A PROPOSAL to allow multinational Del Monte that will allow it to control banana production in Baru, Chiriqui, for seven years with an investment of $100 million has to go in front of the National Assembly.
Meanwhile concern’s have been raised about the role of a lead negotiator who previously resigned over nepotism reports.
Negotiations to seal the agreement lasted more than a year and a half, as producers of the banana region disagreed on providing the land to the multinational.
Del Monte said it required a solid legal backing to enter the country, which is why the National Assembly must endorse the deal.
Jaime Alemán, nephew of Minister of the Presidency Álvaro Alemán, was at the forefront of an inter-institutional team of negotiators, but his exact role was never clarified.
Documents which shared information between the company and the government name him as a “ministerial adviser,” says La Prensa.

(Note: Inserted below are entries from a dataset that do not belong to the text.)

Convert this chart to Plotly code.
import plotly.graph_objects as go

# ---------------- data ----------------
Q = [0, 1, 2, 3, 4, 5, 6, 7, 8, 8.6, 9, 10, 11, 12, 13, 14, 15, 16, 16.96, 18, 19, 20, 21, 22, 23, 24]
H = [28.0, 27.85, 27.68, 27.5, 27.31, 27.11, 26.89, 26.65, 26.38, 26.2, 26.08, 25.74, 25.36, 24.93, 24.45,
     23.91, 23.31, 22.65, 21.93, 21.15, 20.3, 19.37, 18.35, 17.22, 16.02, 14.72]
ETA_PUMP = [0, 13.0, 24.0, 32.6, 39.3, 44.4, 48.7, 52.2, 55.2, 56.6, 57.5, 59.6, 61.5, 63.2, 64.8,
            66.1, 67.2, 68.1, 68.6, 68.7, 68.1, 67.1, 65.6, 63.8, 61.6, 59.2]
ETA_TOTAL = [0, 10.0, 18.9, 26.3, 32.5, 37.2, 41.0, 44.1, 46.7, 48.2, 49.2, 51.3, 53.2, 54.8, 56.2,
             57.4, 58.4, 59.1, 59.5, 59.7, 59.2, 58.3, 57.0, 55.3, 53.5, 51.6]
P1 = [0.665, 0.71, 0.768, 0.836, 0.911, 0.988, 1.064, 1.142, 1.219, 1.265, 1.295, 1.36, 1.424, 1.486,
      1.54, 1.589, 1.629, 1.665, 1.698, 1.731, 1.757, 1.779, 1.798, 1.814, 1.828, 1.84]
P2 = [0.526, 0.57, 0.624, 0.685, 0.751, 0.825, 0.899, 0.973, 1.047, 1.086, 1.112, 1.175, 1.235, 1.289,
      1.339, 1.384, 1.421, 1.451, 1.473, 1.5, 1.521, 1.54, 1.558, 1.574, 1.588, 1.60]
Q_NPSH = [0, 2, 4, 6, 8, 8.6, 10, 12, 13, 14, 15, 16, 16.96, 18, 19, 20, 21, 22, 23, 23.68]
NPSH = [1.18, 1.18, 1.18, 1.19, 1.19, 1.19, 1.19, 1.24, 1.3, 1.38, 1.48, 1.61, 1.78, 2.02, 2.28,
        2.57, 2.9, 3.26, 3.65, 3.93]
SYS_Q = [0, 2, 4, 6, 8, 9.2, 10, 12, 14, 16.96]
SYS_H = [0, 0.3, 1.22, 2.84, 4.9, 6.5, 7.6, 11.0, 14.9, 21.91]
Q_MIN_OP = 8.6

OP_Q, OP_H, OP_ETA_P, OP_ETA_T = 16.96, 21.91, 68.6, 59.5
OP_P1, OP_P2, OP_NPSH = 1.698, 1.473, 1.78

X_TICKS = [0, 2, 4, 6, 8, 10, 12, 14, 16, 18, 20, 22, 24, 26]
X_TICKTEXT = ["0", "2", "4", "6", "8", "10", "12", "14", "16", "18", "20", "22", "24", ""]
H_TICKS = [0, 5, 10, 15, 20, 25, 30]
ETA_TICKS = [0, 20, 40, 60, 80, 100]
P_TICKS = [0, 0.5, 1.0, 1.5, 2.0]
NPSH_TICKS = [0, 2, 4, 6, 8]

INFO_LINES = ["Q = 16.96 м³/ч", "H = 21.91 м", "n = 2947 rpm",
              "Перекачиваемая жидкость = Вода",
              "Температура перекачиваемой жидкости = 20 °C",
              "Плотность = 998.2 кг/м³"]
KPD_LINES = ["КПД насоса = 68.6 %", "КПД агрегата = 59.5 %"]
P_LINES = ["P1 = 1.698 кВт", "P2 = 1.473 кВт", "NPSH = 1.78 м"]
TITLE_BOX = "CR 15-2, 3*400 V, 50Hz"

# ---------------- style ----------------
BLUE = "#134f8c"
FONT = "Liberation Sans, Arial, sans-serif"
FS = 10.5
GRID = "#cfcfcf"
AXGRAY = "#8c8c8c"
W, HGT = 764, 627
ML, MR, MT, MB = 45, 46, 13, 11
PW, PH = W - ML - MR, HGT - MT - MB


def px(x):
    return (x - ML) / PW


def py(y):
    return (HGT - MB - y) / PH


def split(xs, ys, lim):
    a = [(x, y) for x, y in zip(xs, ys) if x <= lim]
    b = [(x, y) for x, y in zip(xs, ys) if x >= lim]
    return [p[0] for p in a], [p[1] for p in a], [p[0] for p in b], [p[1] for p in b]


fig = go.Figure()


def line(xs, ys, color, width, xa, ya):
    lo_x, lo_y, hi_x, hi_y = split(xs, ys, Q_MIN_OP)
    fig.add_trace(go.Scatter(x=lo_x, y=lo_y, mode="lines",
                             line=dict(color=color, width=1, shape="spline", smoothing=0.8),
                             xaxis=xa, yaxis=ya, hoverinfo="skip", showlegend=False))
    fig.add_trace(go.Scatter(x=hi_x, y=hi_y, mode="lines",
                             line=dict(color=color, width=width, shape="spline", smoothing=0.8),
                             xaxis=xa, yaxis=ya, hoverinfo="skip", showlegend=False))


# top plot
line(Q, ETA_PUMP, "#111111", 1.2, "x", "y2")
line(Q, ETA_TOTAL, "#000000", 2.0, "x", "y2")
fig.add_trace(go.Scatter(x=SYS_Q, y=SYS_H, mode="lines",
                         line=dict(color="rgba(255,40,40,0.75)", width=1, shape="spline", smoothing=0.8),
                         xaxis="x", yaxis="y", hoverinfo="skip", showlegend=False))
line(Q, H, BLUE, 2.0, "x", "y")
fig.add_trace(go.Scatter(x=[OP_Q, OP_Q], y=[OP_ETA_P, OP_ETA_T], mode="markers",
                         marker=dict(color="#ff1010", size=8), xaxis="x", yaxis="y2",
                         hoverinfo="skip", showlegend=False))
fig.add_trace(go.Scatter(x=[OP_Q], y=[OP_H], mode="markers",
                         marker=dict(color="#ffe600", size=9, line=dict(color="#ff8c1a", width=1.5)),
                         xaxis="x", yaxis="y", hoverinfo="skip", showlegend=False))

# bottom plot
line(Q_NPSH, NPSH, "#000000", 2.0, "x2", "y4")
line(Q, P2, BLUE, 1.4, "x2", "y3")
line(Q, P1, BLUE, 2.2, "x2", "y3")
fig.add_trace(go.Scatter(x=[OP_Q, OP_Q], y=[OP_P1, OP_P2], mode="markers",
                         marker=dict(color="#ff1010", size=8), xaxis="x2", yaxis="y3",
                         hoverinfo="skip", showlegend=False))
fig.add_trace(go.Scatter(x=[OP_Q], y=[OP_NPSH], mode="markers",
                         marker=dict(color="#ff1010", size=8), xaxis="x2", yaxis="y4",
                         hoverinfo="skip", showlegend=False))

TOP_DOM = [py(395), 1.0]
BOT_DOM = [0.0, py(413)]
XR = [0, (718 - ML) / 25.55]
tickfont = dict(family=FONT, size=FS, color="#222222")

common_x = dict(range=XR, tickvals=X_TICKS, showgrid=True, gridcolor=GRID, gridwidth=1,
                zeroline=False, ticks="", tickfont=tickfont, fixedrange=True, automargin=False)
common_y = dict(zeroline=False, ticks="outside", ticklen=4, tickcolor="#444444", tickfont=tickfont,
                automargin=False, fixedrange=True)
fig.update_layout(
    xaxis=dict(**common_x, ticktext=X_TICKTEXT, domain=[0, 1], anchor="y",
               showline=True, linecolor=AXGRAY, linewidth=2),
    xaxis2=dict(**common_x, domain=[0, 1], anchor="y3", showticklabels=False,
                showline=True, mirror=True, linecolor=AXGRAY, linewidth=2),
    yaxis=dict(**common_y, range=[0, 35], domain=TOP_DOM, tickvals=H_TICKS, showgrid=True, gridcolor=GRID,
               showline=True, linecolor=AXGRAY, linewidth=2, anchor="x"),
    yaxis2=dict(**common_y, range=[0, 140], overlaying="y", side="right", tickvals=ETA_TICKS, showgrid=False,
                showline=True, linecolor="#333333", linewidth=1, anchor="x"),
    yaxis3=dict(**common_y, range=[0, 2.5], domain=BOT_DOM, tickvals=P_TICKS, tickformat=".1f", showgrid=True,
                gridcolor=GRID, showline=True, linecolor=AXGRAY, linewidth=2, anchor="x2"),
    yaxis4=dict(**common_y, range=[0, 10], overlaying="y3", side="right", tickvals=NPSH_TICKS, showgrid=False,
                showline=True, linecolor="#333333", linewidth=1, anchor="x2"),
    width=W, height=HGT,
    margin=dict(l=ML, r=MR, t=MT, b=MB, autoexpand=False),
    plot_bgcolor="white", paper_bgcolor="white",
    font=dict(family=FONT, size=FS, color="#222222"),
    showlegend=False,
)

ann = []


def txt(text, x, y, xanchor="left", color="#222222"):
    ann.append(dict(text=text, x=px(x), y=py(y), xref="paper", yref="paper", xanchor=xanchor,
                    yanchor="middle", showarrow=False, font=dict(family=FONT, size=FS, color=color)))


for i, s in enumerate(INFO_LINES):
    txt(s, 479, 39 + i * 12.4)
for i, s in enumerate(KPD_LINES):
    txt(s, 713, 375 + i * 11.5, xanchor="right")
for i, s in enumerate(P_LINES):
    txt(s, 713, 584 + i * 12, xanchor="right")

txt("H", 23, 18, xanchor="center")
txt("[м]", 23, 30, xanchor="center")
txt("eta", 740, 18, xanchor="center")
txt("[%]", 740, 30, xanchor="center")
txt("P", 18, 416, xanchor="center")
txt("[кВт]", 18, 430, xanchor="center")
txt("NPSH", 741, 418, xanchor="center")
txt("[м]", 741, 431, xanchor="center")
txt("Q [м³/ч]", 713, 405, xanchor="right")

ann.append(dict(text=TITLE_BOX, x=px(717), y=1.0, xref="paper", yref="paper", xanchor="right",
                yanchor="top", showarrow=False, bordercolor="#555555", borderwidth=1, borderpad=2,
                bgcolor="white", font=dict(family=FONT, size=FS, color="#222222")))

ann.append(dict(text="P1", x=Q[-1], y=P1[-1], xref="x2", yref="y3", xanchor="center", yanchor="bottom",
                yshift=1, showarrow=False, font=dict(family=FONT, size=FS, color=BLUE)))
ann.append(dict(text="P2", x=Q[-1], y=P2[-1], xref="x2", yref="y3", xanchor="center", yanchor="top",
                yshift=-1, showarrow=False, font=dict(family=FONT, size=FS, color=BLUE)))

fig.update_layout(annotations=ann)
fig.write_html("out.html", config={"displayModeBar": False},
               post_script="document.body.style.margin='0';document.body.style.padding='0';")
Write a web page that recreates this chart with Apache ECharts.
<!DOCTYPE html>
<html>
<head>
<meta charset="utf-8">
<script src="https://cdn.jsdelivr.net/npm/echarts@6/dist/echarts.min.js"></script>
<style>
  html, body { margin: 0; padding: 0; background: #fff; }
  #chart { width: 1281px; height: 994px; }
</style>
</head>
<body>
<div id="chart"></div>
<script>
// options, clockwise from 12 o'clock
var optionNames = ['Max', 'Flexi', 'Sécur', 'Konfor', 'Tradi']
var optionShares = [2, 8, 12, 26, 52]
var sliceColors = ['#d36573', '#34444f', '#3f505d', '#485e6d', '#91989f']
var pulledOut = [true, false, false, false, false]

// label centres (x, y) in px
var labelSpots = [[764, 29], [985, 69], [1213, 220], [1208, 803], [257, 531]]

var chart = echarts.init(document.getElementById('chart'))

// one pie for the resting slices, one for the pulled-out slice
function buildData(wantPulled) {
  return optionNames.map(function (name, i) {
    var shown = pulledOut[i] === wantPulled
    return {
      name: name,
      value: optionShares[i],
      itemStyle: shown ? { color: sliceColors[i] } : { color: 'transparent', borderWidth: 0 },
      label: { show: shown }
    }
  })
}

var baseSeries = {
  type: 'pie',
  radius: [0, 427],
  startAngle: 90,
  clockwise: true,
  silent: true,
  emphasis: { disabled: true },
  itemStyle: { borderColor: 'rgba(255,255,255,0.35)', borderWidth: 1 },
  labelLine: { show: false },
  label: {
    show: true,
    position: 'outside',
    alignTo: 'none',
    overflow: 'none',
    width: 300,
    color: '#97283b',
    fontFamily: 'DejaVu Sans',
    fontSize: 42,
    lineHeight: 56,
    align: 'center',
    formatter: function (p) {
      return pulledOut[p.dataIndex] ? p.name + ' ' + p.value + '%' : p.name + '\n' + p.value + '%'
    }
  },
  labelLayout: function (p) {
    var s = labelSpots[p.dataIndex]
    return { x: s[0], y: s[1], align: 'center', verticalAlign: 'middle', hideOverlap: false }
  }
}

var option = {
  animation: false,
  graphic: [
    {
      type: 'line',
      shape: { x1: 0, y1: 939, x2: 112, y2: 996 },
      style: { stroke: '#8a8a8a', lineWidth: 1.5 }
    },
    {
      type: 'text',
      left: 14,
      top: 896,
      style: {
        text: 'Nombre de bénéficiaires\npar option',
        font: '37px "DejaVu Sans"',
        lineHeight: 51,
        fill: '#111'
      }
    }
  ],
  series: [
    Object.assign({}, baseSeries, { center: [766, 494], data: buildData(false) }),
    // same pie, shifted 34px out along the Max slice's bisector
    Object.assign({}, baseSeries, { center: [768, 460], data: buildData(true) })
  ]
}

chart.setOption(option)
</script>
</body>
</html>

On August 31, 2014 he presented his resignation as Executive Assistant to the Ministry of Presidency due to nepotism concerns.
But he has been linked to the negotiation that the government initiated with Del Monte since the beginning of 2015.
For area farmers, who in 2012 received plots of one hectare to work land abandoned in 2003 by Chiquita Brands, Jaime Alemán was part of a second level of the government commission in the first stages of negotiation.
His uncle was not recognized as part of the negotiating group, reports La Prensa.
The Office of the Ombudsman does not list Jaime Alemán as holding any public office.
Apathy
Alexis Morales, one of the representatives of the producers in the area, said that “there was a company wanting to work and produce and an apathetic government. Yes, Jaime Alemán led [the Commission].”
Some producers have not been happy about how the negotiations have unfolded, and a number of them closed the Pan-American Highway on April 13, 2016, to demand more information.